I also agree this should have been WAY better advertised, but I think they probably wanted to keep the audience small and largely expert-heavy to keep the feeling of a conference of peers, not a speaking event for an audience… which is really unfair to all the activists on campus and everyone in SIPA, the Earth Institute, etc. etc. who would have had an interest.
@Confused Mamdani already made this position pretty clear. (Last year I think.) Why were the other scholars in the room so shocked?
@ONN: In The Know http://www.theonion.com/content/video/how_can_we_raise_awareness_in
@Save Darfur SUCKS, I agree with Mamdani, it is a poorly run organization that is often out of touch with the issues, and is insanely self righteous. Having worked for advocacy NGO’s, I found the Save Darfur spawn to be among the least educated, perhaps it’s because they don’t do any of their own policy.
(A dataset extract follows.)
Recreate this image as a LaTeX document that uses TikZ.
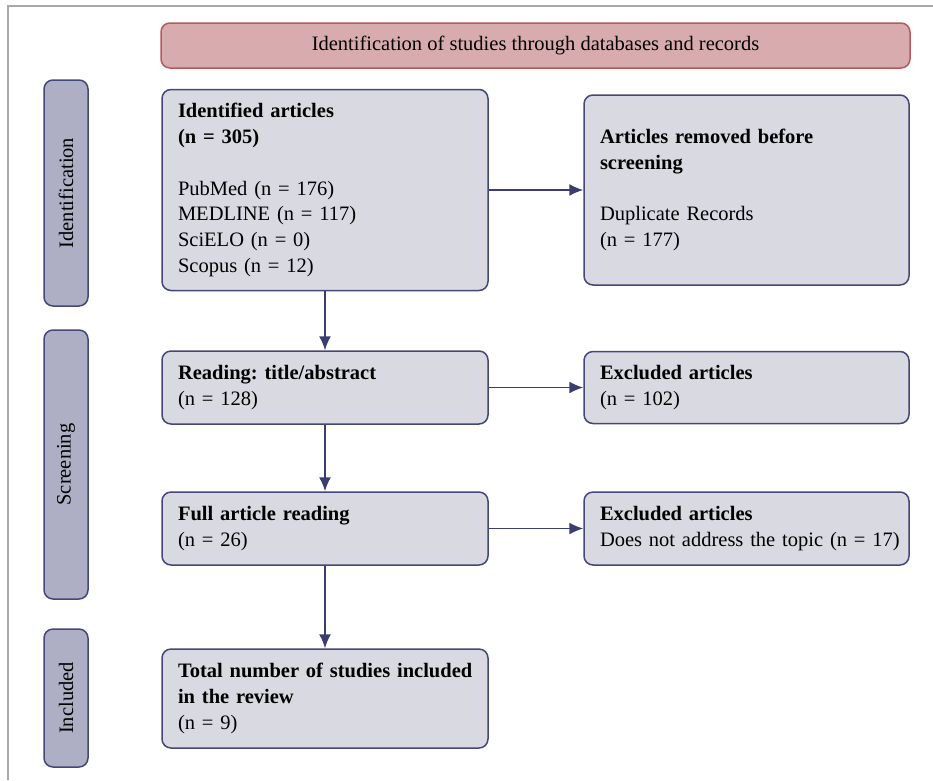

@a good read probably sums up what he said today, and very well:
http://www.lrb.co.uk/v29/n05/mamd01_.html
@and... the link above is a really good one…read it!!
@no no it’s brilliant. he is not only passionate and genius, but endearing, too. he engages with students in the class and talks about very relevant issues. i had a shitload of work to do today, but i went to major debates, as i always do, because i get so much out of the class. it’s more rewarding than procrastinating with online tv! i have an intellectual crush on mamdani that will last forever. he is what every professor should be like because he makes his students think. it’s my senior year, but i’ve finally found the reason i came to columbia – for experiences like the ones he’s provided, just by lecturing in class.
@Major Debates In the Study of Africa sucked.
@c'09 Seriously, take Major Debates. Mamdani is one of the most brilliant people I’ve ever had the privilege of hearing speak.
@Aarrghhh I helped organize half the Darfur events last year and I didn’t hear about this. Boo.